The Government Accountability Office (GAO) published findings in a September report indicating that participation in First Lady Michelle Obama’s school lunch program has dropped through the 2013-2014 academic year.

Photographs of unappetizing and skimpy meals on school lunch trays, as well as complaints by students, parents, teachers and school organizations have drawn attention to the problem of a “one size fits all” approach that provides the same lunch to elementary and high school students, student athletes and even, in some cases, pregnant teenage girls all of whom have vastly different nutritional needs.

Teachers argue that hungry students are poor learners, and coaches and student athletes have voiced concerns about the lack of adequate caloric intake and nutrition to train and compete.

The 55,000-member School Nutritional Association issued a position paper in 2015 asking Congress to amend the law Mrs. Obama promoted, the “Healthy, Hunger-Free Kids Act of 2010” to provide more food for students.

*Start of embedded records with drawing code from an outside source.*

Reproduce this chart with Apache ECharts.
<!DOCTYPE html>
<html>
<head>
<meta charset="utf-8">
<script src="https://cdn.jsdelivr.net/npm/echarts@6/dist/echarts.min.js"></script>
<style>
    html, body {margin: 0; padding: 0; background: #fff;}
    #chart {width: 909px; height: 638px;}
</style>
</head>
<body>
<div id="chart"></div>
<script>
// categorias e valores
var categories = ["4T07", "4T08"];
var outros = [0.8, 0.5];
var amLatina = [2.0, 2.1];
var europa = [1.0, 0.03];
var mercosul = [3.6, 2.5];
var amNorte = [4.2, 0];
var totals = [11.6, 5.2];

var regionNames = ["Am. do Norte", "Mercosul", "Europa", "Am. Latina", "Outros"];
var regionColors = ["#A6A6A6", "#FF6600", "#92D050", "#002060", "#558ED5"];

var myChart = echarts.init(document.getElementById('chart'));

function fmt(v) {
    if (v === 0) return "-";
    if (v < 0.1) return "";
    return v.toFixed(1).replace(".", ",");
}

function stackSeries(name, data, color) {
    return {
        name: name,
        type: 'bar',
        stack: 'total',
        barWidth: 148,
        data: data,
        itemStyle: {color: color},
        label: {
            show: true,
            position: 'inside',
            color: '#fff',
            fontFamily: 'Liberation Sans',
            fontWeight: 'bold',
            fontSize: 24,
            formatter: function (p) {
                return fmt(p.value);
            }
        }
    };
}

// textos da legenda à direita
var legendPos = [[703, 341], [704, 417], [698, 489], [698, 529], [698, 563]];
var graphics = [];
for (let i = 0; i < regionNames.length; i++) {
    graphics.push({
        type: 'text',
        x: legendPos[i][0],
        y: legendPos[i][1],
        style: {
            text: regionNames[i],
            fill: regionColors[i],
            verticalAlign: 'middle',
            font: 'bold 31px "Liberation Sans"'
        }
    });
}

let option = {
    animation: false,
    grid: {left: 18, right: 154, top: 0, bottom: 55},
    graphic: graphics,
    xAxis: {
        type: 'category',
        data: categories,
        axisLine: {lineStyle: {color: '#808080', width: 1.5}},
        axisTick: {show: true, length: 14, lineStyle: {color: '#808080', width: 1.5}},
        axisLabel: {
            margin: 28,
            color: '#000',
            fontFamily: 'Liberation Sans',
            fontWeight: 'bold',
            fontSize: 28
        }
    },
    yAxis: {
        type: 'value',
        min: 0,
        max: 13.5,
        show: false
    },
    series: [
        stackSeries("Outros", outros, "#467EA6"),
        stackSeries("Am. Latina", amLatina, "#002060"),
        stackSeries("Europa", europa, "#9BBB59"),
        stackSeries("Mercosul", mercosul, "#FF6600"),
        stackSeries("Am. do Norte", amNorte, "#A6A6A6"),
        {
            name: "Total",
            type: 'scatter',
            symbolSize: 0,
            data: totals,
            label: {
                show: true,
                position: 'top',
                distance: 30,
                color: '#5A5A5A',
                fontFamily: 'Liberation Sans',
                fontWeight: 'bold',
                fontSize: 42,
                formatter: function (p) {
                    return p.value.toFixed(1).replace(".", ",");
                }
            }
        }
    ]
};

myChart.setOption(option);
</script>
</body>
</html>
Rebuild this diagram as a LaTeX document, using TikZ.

School districts have seen a significant drop in the number of students participating in the First Lady’s lunch program resulting in a hit to their budgets, and school policies forbidding students from bringing more appetizing and substantial lunches from home have drawn outcry from parents and protests from students.

The Obama rules have impacted school parties, fundraisers and functions, by prohibiting such things as bake sales and refreshments at school sponsored events.

Among the unintended consequences of the new rules has been the creation of a black market at schools as students smuggle in packets of salt and sugar to add flavor to foods deemed acceptable under Mrs. Obama’s guidelines, but inedible to the students they were intended to help.